An influential legal scholar is warning the government not to repeat past mistakes by legislating to control rongoā Māori.
University of Auckland emeritus law professor Dr Jane Kelsey says the new Therapeutic Products Bill, which would see rongoā regulated by a government bureaucrat at the Ministry of Health, echoes the 1907 Tohunga Suppression Act – the act that outlawed the practice for half a century up until 1962.
“The bill itself says it’s aiming to ensure people who use therapeutic products, which are medicines and natural health remedies, have access to safe and quality care. But it’s very much framed around a western science model of ‘what are the ingredients?’ and ‘does the person have the right tertiary qualifications?’”
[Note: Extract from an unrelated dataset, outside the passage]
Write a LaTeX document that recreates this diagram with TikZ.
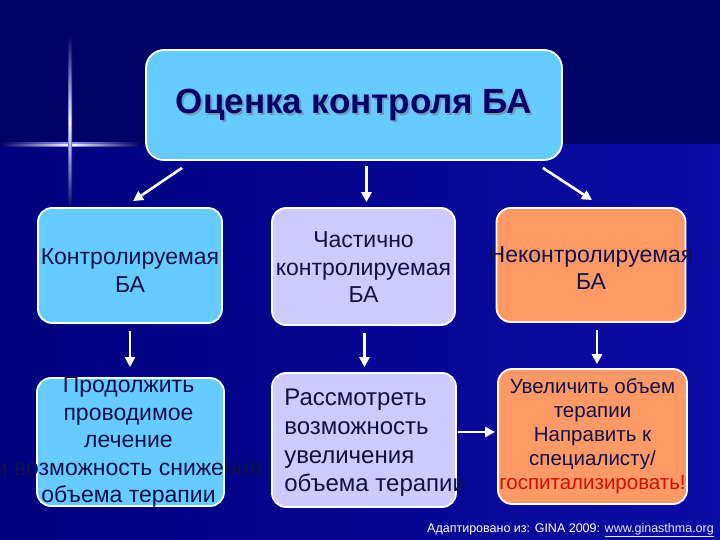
\documentclass[tikz,border=0pt]{standalone}
\usepackage{fontspec}
\setmainfont{Liberation Sans}
\usetikzlibrary{arrows.meta,calc}

\definecolor{navy}{HTML}{000066}
\definecolor{deepblue}{HTML}{0C0CA6}
\definecolor{sky}{HTML}{66CCFF}
\definecolor{lavender}{HTML}{CCCCFF}
\definecolor{salmon}{HTML}{FF9966}
\definecolor{ink}{HTML}{10104A}
\definecolor{alarm}{HTML}{CC1100}
\definecolor{titleshadow}{HTML}{6B9DC2}

\begin{document}
\begin{tikzpicture}[
    x=1pt, y=-1pt,
    >={Triangle[length=10pt,width=10pt]},
    box/.style={draw=white, line width=1.8pt, rounded corners=14pt, inner sep=0pt},
    boxtext/.style={text=ink, align=center, inner sep=0pt,
        font=\fontsize{23}{27.5}\selectfont},
    titletext/.style={font=\bfseries\fontsize{35}{40}\selectfont, inner sep=0pt},
    arr/.style={draw=white, line width=2.6pt, ->},
]
    % background and sparkle
    \useasboundingbox (0,0) rectangle (720,540);
    \fill[navy] (0,0) rectangle (720,540);
    \shade[left color=navy!85!blue, right color=deepblue] (0,145) rectangle (720,540);
    \shade[left color=navy, right color=navy, middle color=blue!40!white]
        (0,143) rectangle (140,147);
    \shade[left color=navy, right color=navy, middle color=white]
        (0,144.3) rectangle (140,145.7);
    \shade[top color=navy, bottom color=navy, middle color=blue!40!white]
        (68,35) rectangle (72,210);
    \shade[top color=navy, bottom color=navy, middle color=white]
        (69.3,35) rectangle (70.7,210);

    % title
    \node[box, fill=sky, minimum width=416pt, minimum height=110pt,
        rounded corners=18pt] (top) at (354,105) {};
    \node[titletext, text=titleshadow] (title-s)
        at ([xshift=2pt,yshift=-2pt]top.center) {Оценка контроля БА};
    \node[titletext, text=navy] (title) at (top.center) {Оценка контроля БА};

    % levels of control
    \node[box, fill=sky, minimum width=184pt, minimum height=115pt] (ctl) at (130,265.5) {};
    \node[boxtext] (ctl-t) at ([yshift=-5pt]ctl.center) {Контролируемая\\БА};
    \node[box, fill=lavender, minimum width=183pt, minimum height=117pt] (pc) at (363.5,266.5) {};
    \node[boxtext] (pc-t) at ([yshift=-1pt]pc.center) {Частично\\контролируемая\\БА};
    \node[box, fill=salmon, minimum width=189pt, minimum height=114pt] (unc) at (591,265) {};
    \node[boxtext] (unc-t) at ([yshift=-3pt]unc.center) {Неконтролируемая\\БА};

    % actions
    \node[box, fill=sky, minimum width=187pt, minimum height=128pt] (cont) at (130.5,442) {};
    \node[boxtext] (cont-t) at ([xshift=-2pt]cont.center)
        {Продолжить\\проводимое\\лечение\\и возможность снижения\\объема терапии};
    \node[box, fill=lavender, minimum width=184pt, minimum height=134pt] (pcact) at (364,440) {};
    \node[boxtext, align=left, anchor=west, font=\fontsize{24}{28.7}\selectfont] (pcact-t)
        at ([xshift=13pt,yshift=-3pt]pcact.west)
        {Рассмотреть\\возможность\\увеличения\\объема терапии};
    \node[box, fill=salmon, minimum width=189pt, minimum height=135pt] (uncact) at (592.5,436.5) {};
    \node[boxtext, font=\fontsize{20.5}{24}\selectfont] (uncact-t) at (uncact.center)
        {Увеличить объем\\терапии\\Направить к\\специалисту/\\\textcolor{alarm}{госпитализировать!}};

    % connectors
    \draw[arr] ([xshift=37pt,yshift=-7pt]top.south west) -- ([xshift=3pt,yshift=6pt]ctl.north);
    \draw[arr] ($(top.south -| pc.north)+(3,5)$) -- ($(pc.north)+(3,-5)$);
    \draw[arr] ([xshift=-20pt,yshift=-7pt]top.south east) -- ([xshift=1pt,yshift=7pt]unc.north);
    \foreach \from/\to/\dx/\gap in {ctl/cont/0/10, pc/pcact/1/5, unc/uncact/6/4}
        \draw[arr] ($(\from.south)+(\dx,7)$) -- ($(\from.south |- \to.north)+(\dx,-\gap)$);
    \draw[arr] ($(pcact.east)+(1,-8)$) -- ($(pcact.east -| uncact.west)+(-2,-8)$);

    \node[anchor=east, text=white, inner sep=0pt, font=\fontsize{12.5}{15}\selectfont] (src)
        at (714,530) {Адаптировано из: GINA 2009:
        \textcolor{lavender!50!white}{\underline{www.ginasthma.org}}};
\end{tikzpicture}
\end{document}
“[It] runs roughshod over rangatiratanga and the whole centuries/millennia of Māori being able to answer those questions in relation to rongoā,” Kelsey says.
Whether not rongoā has been included in the bill has been flip-flopped any number of times.
“It could just be of this general political cowardice we’re seeing now in relation to so many things Māori,” she says.
In or out?
“When the bill initially went out for discussion it did not include rongoā. Subsequently, there were proposals that rongoā be covered, then Te Aka Whai Ora and Te Puni Kōkiri both said it shouldn’t be in there, and that there should be a strong Treaty provision in there.”
Despite many questions being asked, a petition with 12,000 signatures to not have rongoā included in the bill, links made to the Wai262 Waitangi Tribunal case, and her own proposal to keep it out of the bill, “people need to keep the pressure on,” Kelsey says.
“I was asked by the chair of the select committee at the end of my five-minute submission to draft provisions that might achieve this but they’ve gone into a deep, dark hole again.
“We have no idea what’s happening inside government and [we’re] trying to clean up the mess they’ve made with this legislation. Hopefully, they’ll see sense because, otherwise, I have a very strong sense that it’ll end up back before the Waitangi Tribunal.”